The October 12, 1929 edition of Wilmington’s Evening Journal contained an article informing the public that Baker Front Range Lighthouse and the surrounding 7.85 acres of marshland were being offered to the highest bidder. Irving L. Gill, Superintendent of the Fourth Lighthouse District, was to open the resulting bids at his Philadelphia office at two o’clock on November 20. Whether anyone submitted a bid for the isolated lighthouse is not known, but all that remains at the site of Baker Front Range Lighthouse are the concrete-filled iron pilings that once supported the station’s buildings.

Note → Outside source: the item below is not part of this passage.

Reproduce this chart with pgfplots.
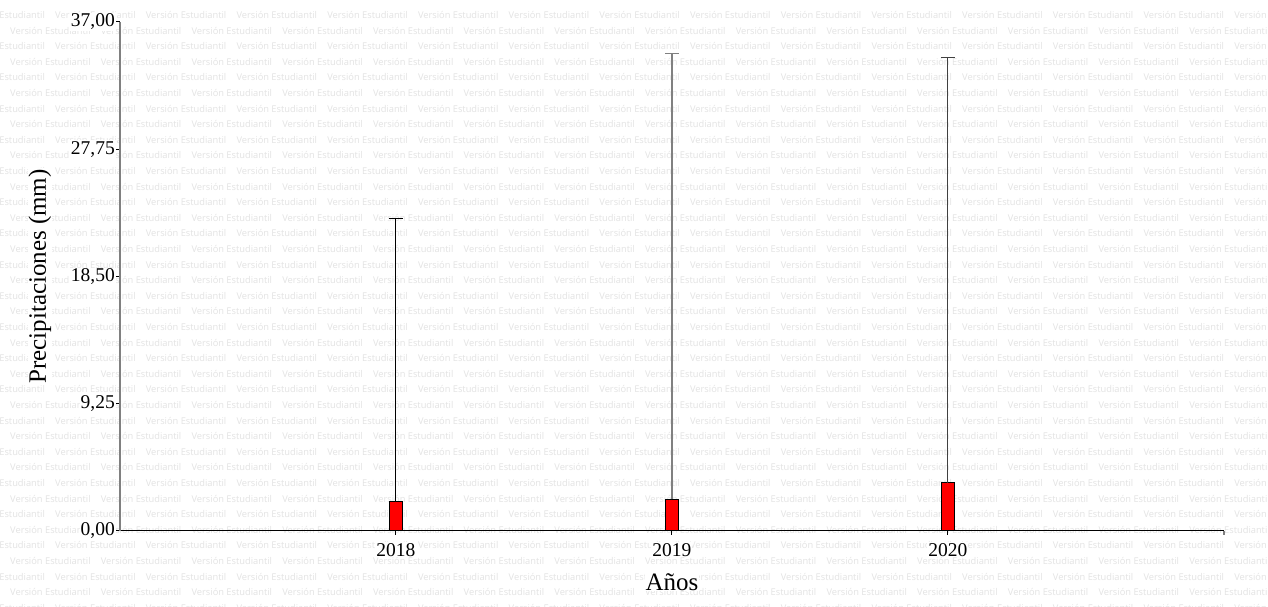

The lighthouse could have been relocated and used as a residence or might have just have been demolished on-site.
In 2016, the Coast Guard moved Baker Rear Range Light from the historic tower where it had been for many years to a new modern structure located roughly 3,700 feet south of the historic tower.
Head Keepers: Alex. Johnson (1902 – 1904), William Wilkins (1904), Willard H. Hall (1904 – 1906), Benjamin Burton (1906), Harry F. Hann (1906 – 1908), Harry E. Spencer, Sr. (1908 – 1913), William Harrington (1913 – 1917), Freddie C. Hill (1917 – 1925).